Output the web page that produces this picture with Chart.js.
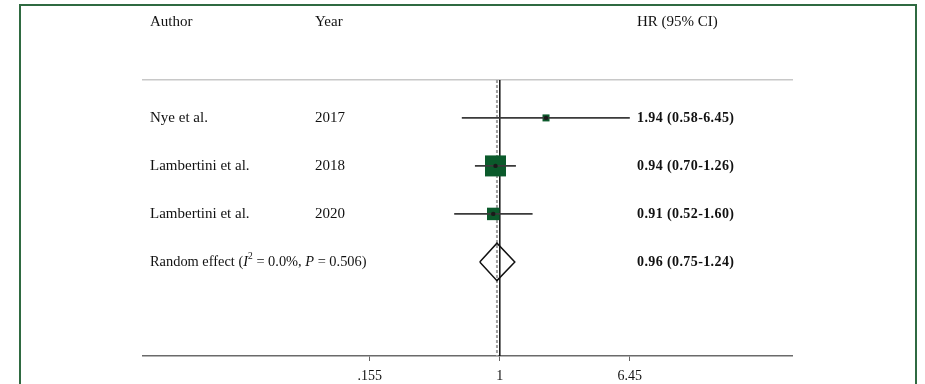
<!DOCTYPE html>
<html>
<head>
<meta charset="utf-8">
<script src="https://cdn.jsdelivr.net/npm/chart.js@4/dist/chart.umd.min.js"></script>
<style>
  html, body { margin: 0; padding: 0; background: #fff; overflow: hidden; }
  #wrap { position: relative; width: 925px; height: 384px; }
  #frame { position: absolute; left: 19px; top: 4px; width: 898px; height: 400px;
           border: 2px solid #2f6a41; border-bottom: none; box-sizing: border-box; pointer-events: none; }
  canvas { position: absolute; left: 0; top: 0; }
</style>
</head>
<body>
<div id="wrap">
  <canvas id="forest" width="925" height="384"></canvas>
  <div id="frame"></div>
</div>
<script>
// Study rows
const authors = ['Nye et al.', 'Lambertini et al.', 'Lambertini et al.'];
const years = ['2017', '2018', '2020'];
const hazardRatios = [1.94, 0.94, 0.91];
const ciLower = [0.58, 0.70, 0.52];
const ciUpper = [6.45, 1.26, 1.60];
const studyWeights = [7.6, 68.3, 24.1];

// Pooled (random effect) estimate
const pooledHR = 0.96;
const pooledLower = 0.75;
const pooledUpper = 1.24;
const pooledI2 = '0.0%';
const pooledP = '0.506';

// Axis ticks
const tickValues = [0.155, 1, 6.45];
const tickLabels = ['.155', '1', '6.45'];

const X_MIN = 0.006, X_MAX = 66;
const Y_MIN = 0.21, Y_MAX = 5.96;
const pooledRow = authors.length + 1;

const SERIF = "'Liberation Serif', 'Times New Roman', serif";
const GREEN = '#0b5a2b';
const MAX_SIDE = 21;

const fmt = v => v.toFixed(2);
const wMax = Math.max(...studyWeights);
const squareRadius = studyWeights.map(w => MAX_SIDE * Math.sqrt(w / wMax) / Math.SQRT2);

const datasets = [];

// reference line at HR = 1 and dashed line at the pooled estimate
datasets.push({
  type: 'line', order: 10,
  data: [{ x: 1, y: Y_MIN }, { x: 1, y: Y_MAX }],
  borderColor: '#111', borderWidth: 1.5, pointRadius: 0, fill: false
});
datasets.push({
  type: 'line', order: 9,
  data: [{ x: pooledHR, y: Y_MIN }, { x: pooledHR, y: Y_MAX }],
  borderColor: '#a0a0a0', borderWidth: 2, borderDash: [3, 2], pointRadius: 0, fill: false
});

// weighted squares
datasets.push({
  type: 'scatter', order: 8,
  data: hazardRatios.map((v, i) => ({ x: v, y: i + 1 })),
  pointStyle: 'rect', pointRadius: squareRadius,
  backgroundColor: GREEN, borderWidth: 0
});

// confidence interval whiskers
hazardRatios.forEach((v, i) => {
  datasets.push({
    type: 'line', order: 7,
    data: [{ x: ciLower[i], y: i + 1 }, { x: ciUpper[i], y: i + 1 }],
    borderColor: '#3a3a3a', borderWidth: 1.6, pointRadius: 0, fill: false
  });
});

// point estimate dots
datasets.push({
  type: 'scatter', order: 6,
  data: hazardRatios.map((v, i) => ({ x: v, y: i + 1 })),
  pointStyle: 'circle', pointRadius: 2.2,
  backgroundColor: '#1a1a1a', borderWidth: 0
});

// pooled diamond
const dh = 0.39;
datasets.push({
  type: 'line', order: 5,
  data: [
    { x: pooledLower, y: pooledRow },
    { x: pooledHR, y: pooledRow - dh },
    { x: pooledUpper, y: pooledRow },
    { x: pooledHR, y: pooledRow + dh },
    { x: pooledLower, y: pooledRow }
  ],
  borderColor: '#111', borderWidth: 1.5, pointRadius: 0, fill: false, tension: 0
});

function drawSegments(ctx, x, y, parts) {
  let cx = x;
  parts.forEach(p => {
    ctx.font = p.font;
    ctx.fillText(p.text, cx, y + (p.dy || 0));
    cx += ctx.measureText(p.text).width;
  });
}

const textColumns = {
  id: 'textColumns',
  afterDraw(chart) {
    const { ctx, chartArea } = chart;
    const ys = chart.scales.y;
    const authorX = chartArea.left + 7;
    const yearX = chartArea.left + 172;
    const hrX = chartArea.right - 155;
    const norm = '15px ' + SERIF;
    const bold = 'bold 14px ' + SERIF;
    ctx.save();
    ctx.fillStyle = '#111';
    ctx.textBaseline = 'middle';
    ctx.textAlign = 'left';

    const headY = chartArea.top - 58;
    ctx.font = norm;
    ctx.fillText('Author', authorX, headY);
    ctx.fillText('Year', yearX, headY);
    ctx.fillText('HR (95% CI)', hrX, headY);

    authors.forEach((a, i) => {
      const y = ys.getPixelForValue(i + 1);
      ctx.font = norm;
      ctx.letterSpacing = '0px';
      ctx.fillText(a, authorX, y);
      ctx.fillText(years[i], yearX, y);
      ctx.font = bold;
      ctx.letterSpacing = '0.4px';
      ctx.fillText(fmt(hazardRatios[i]) + ' (' + fmt(ciLower[i]) + '-' + fmt(ciUpper[i]) + ')', hrX, y);
    });

    const py = ys.getPixelForValue(pooledRow);
    ctx.letterSpacing = '0px';
    const small = '14.4px ' + SERIF;
    drawSegments(ctx, authorX, py, [
      { text: 'Random effect (', font: small },
      { text: 'I', font: 'italic 14.4px ' + SERIF },
      { text: '2', font: '9.5px ' + SERIF, dy: -5 },
      { text: ' = ' + pooledI2 + ', ', font: small },
      { text: 'P', font: 'italic 14.4px ' + SERIF },
      { text: ' = ' + pooledP + ')', font: small }
    ]);
    ctx.font = bold;
    ctx.letterSpacing = '0.4px';
    ctx.fillText(fmt(pooledHR) + ' (' + fmt(pooledLower) + '-' + fmt(pooledUpper) + ')', hrX, py);
    ctx.restore();
  }
};

new Chart(document.getElementById('forest'), {
  type: 'scatter',
  data: { datasets },
  options: {
    responsive: false,
    animation: false,
    events: [],
    layout: { padding: { left: 143, right: 133, top: 80, bottom: 0 } },
    plugins: { legend: { display: false }, tooltip: { enabled: false } },
    scales: {
      x: {
        type: 'logarithmic', position: 'bottom', min: X_MIN, max: X_MAX,
        afterBuildTicks: s => { s.ticks = tickValues.map(v => ({ value: v })); },
        afterFit: s => { s.height = 28; },
        ticks: {
          autoSkip: false, maxRotation: 0, padding: 7, color: '#111',
          font: { family: SERIF, size: 14 },
          callback: v => tickLabels[tickValues.indexOf(v)]
        },
        grid: { drawOnChartArea: false, drawTicks: true, tickLength: 5, color: '#666', lineWidth: 1 },
        border: { display: true, color: '#6a6a6a', width: 1.5 }
      },
      xTop: {
        type: 'logarithmic', position: 'top', min: X_MIN, max: X_MAX,
        afterFit: s => { s.height = 0; },
        ticks: { display: false },
        grid: { display: false, drawTicks: false },
        border: { display: true, color: '#c8c8c8', width: 1.5 }
      },
      y: {
        type: 'linear', reverse: true, min: Y_MIN, max: Y_MAX, display: false
      }
    }
  },
  plugins: [textColumns]
});
</script>
</body>
</html>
* * *
**EXERCISE BRIEF**
Transcribe all of the material exactly, leaving out whatever pictures it contains.

**ANSWER TO THIS TASK**
Output the web page that produces this picture with Chart.js.
<!DOCTYPE html>
<html>
<head>
<meta charset="utf-8">
<script src="https://cdn.jsdelivr.net/npm/chart.js@4/dist/chart.umd.min.js"></script>
<style>
  html, body { margin: 0; padding: 0; background: #fff; overflow: hidden; }
  #wrap { position: relative; width: 925px; height: 384px; }
  #frame { position: absolute; left: 19px; top: 4px; width: 898px; height: 400px;
           border: 2px solid #2f6a41; border-bottom: none; box-sizing: border-box; pointer-events: none; }
  canvas { position: absolute; left: 0; top: 0; }
</style>
</head>
<body>
<div id="wrap">
  <canvas id="forest" width="925" height="384"></canvas>
  <div id="frame"></div>
</div>
<script>
// Study rows
const authors = ['Nye et al.', 'Lambertini et al.', 'Lambertini et al.'];
const years = ['2017', '2018', '2020'];
const hazardRatios = [1.94, 0.94, 0.91];
const ciLower = [0.58, 0.70, 0.52];
const ciUpper = [6.45, 1.26, 1.60];
const studyWeights = [7.6, 68.3, 24.1];

// Pooled (random effect) estimate
const pooledHR = 0.96;
const pooledLower = 0.75;
const pooledUpper = 1.24;
const pooledI2 = '0.0%';
const pooledP = '0.506';

// Axis ticks
const tickValues = [0.155, 1, 6.45];
const tickLabels = ['.155', '1', '6.45'];

const X_MIN = 0.006, X_MAX = 66;
const Y_MIN = 0.21, Y_MAX = 5.96;
const pooledRow = authors.length + 1;

const SERIF = "'Liberation Serif', 'Times New Roman', serif";
const GREEN = '#0b5a2b';
const MAX_SIDE = 21;

const fmt = v => v.toFixed(2);
const wMax = Math.max(...studyWeights);
const squareRadius = studyWeights.map(w => MAX_SIDE * Math.sqrt(w / wMax) / Math.SQRT2);

const datasets = [];

// reference line at HR = 1 and dashed line at the pooled estimate
datasets.push({
  type: 'line', order: 10,
  data: [{ x: 1, y: Y_MIN }, { x: 1, y: Y_MAX }],
  borderColor: '#111', borderWidth: 1.5, pointRadius: 0, fill: false
});
datasets.push({
  type: 'line', order: 9,
  data: [{ x: pooledHR, y: Y_MIN }, { x: pooledHR, y: Y_MAX }],
  borderColor: '#a0a0a0', borderWidth: 2, borderDash: [3, 2], pointRadius: 0, fill: false
});

// weighted squares
datasets.push({
  type: 'scatter', order: 8,
  data: hazardRatios.map((v, i) => ({ x: v, y: i + 1 })),
  pointStyle: 'rect', pointRadius: squareRadius,
  backgroundColor: GREEN, borderWidth: 0
});

// confidence interval whiskers
hazardRatios.forEach((v, i) => {
  datasets.push({
    type: 'line', order: 7,
    data: [{ x: ciLower[i], y: i + 1 }, { x: ciUpper[i], y: i + 1 }],
    borderColor: '#3a3a3a', borderWidth: 1.6, pointRadius: 0, fill: false
  });
});

// point estimate dots
datasets.push({
  type: 'scatter', order: 6,
  data: hazardRatios.map((v, i) => ({ x: v, y: i + 1 })),
  pointStyle: 'circle', pointRadius: 2.2,
  backgroundColor: '#1a1a1a', borderWidth: 0
});

// pooled diamond
const dh = 0.39;
datasets.push({
  type: 'line', order: 5,
  data: [
    { x: pooledLower, y: pooledRow },
    { x: pooledHR, y: pooledRow - dh },
    { x: pooledUpper, y: pooledRow },
    { x: pooledHR, y: pooledRow + dh },
    { x: pooledLower, y: pooledRow }
  ],
  borderColor: '#111', borderWidth: 1.5, pointRadius: 0, fill: false, tension: 0
});

function drawSegments(ctx, x, y, parts) {
  let cx = x;
  parts.forEach(p => {
    ctx.font = p.font;
    ctx.fillText(p.text, cx, y + (p.dy || 0));
    cx += ctx.measureText(p.text).width;
  });
}

const textColumns = {
  id: 'textColumns',
  afterDraw(chart) {
    const { ctx, chartArea } = chart;
    const ys = chart.scales.y;
    const authorX = chartArea.left + 7;
    const yearX = chartArea.left + 172;
    const hrX = chartArea.right - 155;
    const norm = '15px ' + SERIF;
    const bold = 'bold 14px ' + SERIF;
    ctx.save();
    ctx.fillStyle = '#111';
    ctx.textBaseline = 'middle';
    ctx.textAlign = 'left';

    const headY = chartArea.top - 58;
    ctx.font = norm;
    ctx.fillText('Author', authorX, headY);
    ctx.fillText('Year', yearX, headY);
    ctx.fillText('HR (95% CI)', hrX, headY);

    authors.forEach((a, i) => {
      const y = ys.getPixelForValue(i + 1);
      ctx.font = norm;
      ctx.letterSpacing = '0px';
      ctx.fillText(a, authorX, y);
      ctx.fillText(years[i], yearX, y);
      ctx.font = bold;
      ctx.letterSpacing = '0.4px';
      ctx.fillText(fmt(hazardRatios[i]) + ' (' + fmt(ciLower[i]) + '-' + fmt(ciUpper[i]) + ')', hrX, y);
    });

    const py = ys.getPixelForValue(pooledRow);
    ctx.letterSpacing = '0px';
    const small = '14.4px ' + SERIF;
    drawSegments(ctx, authorX, py, [
      { text: 'Random effect (', font: small },
      { text: 'I', font: 'italic 14.4px ' + SERIF },
      { text: '2', font: '9.5px ' + SERIF, dy: -5 },
      { text: ' = ' + pooledI2 + ', ', font: small },
      { text: 'P', font: 'italic 14.4px ' + SERIF },
      { text: ' = ' + pooledP + ')', font: small }
    ]);
    ctx.font = bold;
    ctx.letterSpacing = '0.4px';
    ctx.fillText(fmt(pooledHR) + ' (' + fmt(pooledLower) + '-' + fmt(pooledUpper) + ')', hrX, py);
    ctx.restore();
  }
};

new Chart(document.getElementById('forest'), {
  type: 'scatter',
  data: { datasets },
  options: {
    responsive: false,
    animation: false,
    events: [],
    layout: { padding: { left: 143, right: 133, top: 80, bottom: 0 } },
    plugins: { legend: { display: false }, tooltip: { enabled: false } },
    scales: {
      x: {
        type: 'logarithmic', position: 'bottom', min: X_MIN, max: X_MAX,
        afterBuildTicks: s => { s.ticks = tickValues.map(v => ({ value: v })); },
        afterFit: s => { s.height = 28; },
        ticks: {
          autoSkip: false, maxRotation: 0, padding: 7, color: '#111',
          font: { family: SERIF, size: 14 },
          callback: v => tickLabels[tickValues.indexOf(v)]
        },
        grid: { drawOnChartArea: false, drawTicks: true, tickLength: 5, color: '#666', lineWidth: 1 },
        border: { display: true, color: '#6a6a6a', width: 1.5 }
      },
      xTop: {
        type: 'logarithmic', position: 'top', min: X_MIN, max: X_MAX,
        afterFit: s => { s.height = 0; },
        ticks: { display: false },
        grid: { display: false, drawTicks: false },
        border: { display: true, color: '#c8c8c8', width: 1.5 }
      },
      y: {
        type: 'linear', reverse: true, min: Y_MIN, max: Y_MAX, display: false
      }
    }
  },
  plugins: [textColumns]
});
</script>
</body>
</html>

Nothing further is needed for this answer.